Onto high def news now. Still not much happening, and that’s true on the release front as well, as the last few weeks (after the Watchmen bump had subsided) has been fairly quiet ones. However, one thing is for certain, and that’s the price drops for Blu-ray happening all over the place, for both hardware and software.

Blu-ray prices have come down, for example, Crash on Blu-ray is now under $10 on Amazon

Blu-ray prices have come down, for example, Crash on Blu-ray is now under $10 on Amazon

I’ve noticed this trend from analyzing the NPD stats, and NPD themselves have also been monitoring the situation and found that average prices have indeed dropped and are getting closer to the pricing of the DVD versions, even compared to just a few months ago. And from looking at the price history info on our own Amazon Blu-ray Price Index section, you can see the trend quite clearly. New releases, which used to be priced at just below $28 on Amazon, are now almost always under $24, with older releases previously hardly ever discounted, sometimes now falling to under $10. And whenever there has been a discount for older titles, it will usually shoot to the top of the charts. It’s good new for consumers and good news for the Blu-ray format, but probably not great news for the backers of the format, who have envisaged a premium format to combat ever lowering DVD prices. It hasn’t totally failed in this respect, as DVD prices are falling faster and so Blu-ray has at least slow downed the bleeding, but I think it’s time studios start to think about ways to sell more copies of the movies, rather than to make more money per copy.


Not much happening in gaming as it’s still a couple of weeks away from official sales figures for September, which should tell us how well the PS3 Slim is doing, and whether the discount to the Xbox 360 Elite has worked or not.
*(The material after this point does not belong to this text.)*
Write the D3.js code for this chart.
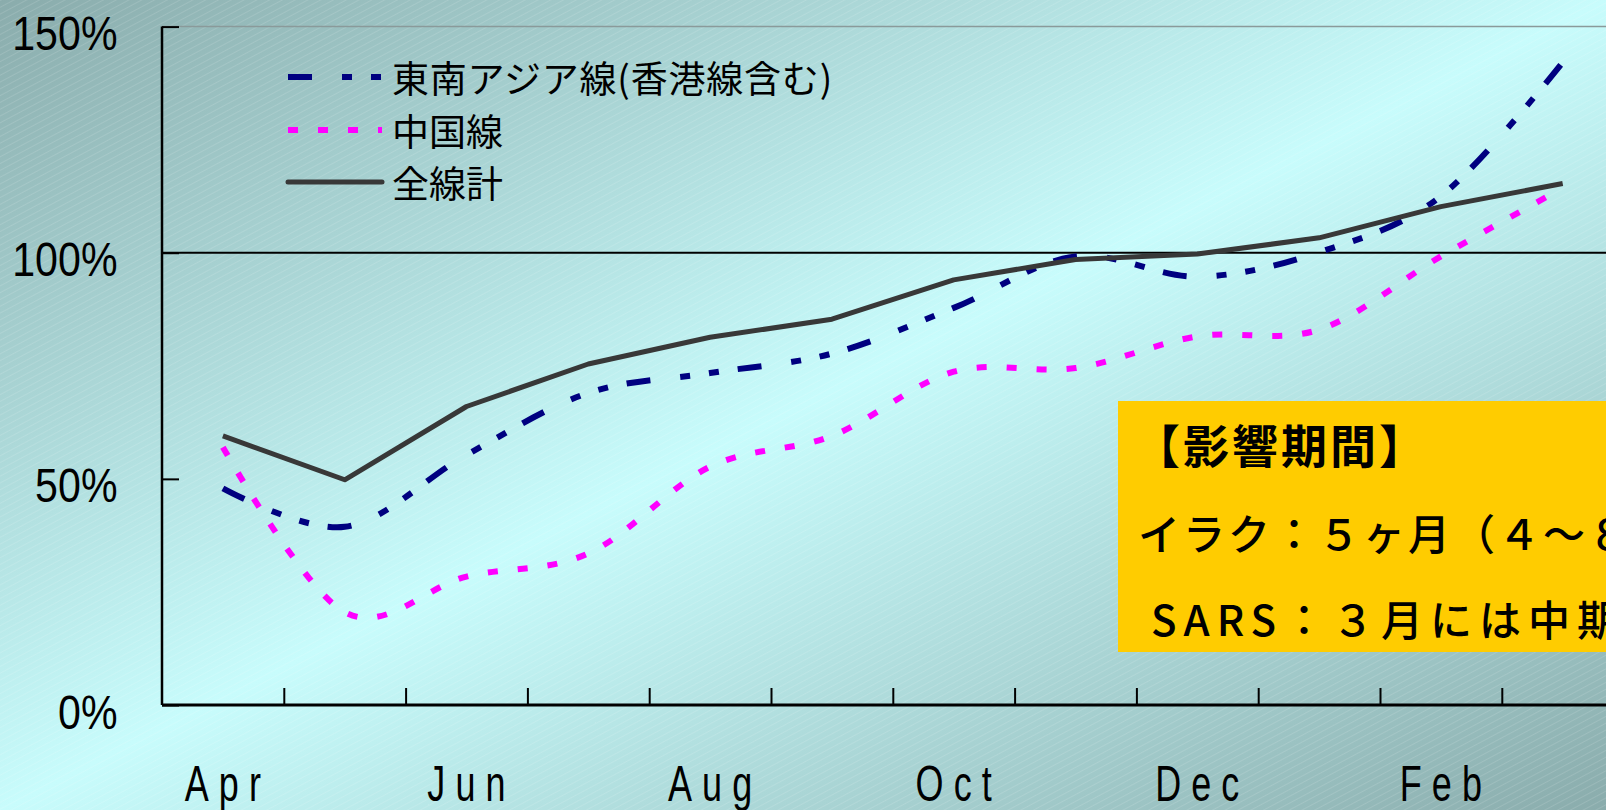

The Wii price drop has been confirmed as well, but it comes too late in September to really have an effect on the month’s sales figures. But the fact that Nintendo is doing it may suggest they’ve had a look at the September sales figures and weren’t really happy with what they saw. And there is also news of a further $50 rebate offer for the Xbox 360 Elite, which suggests that Microsoft weren’t that happy with what they saw as well.

That’s it for now, have a great week, and see you in about 168 hours time.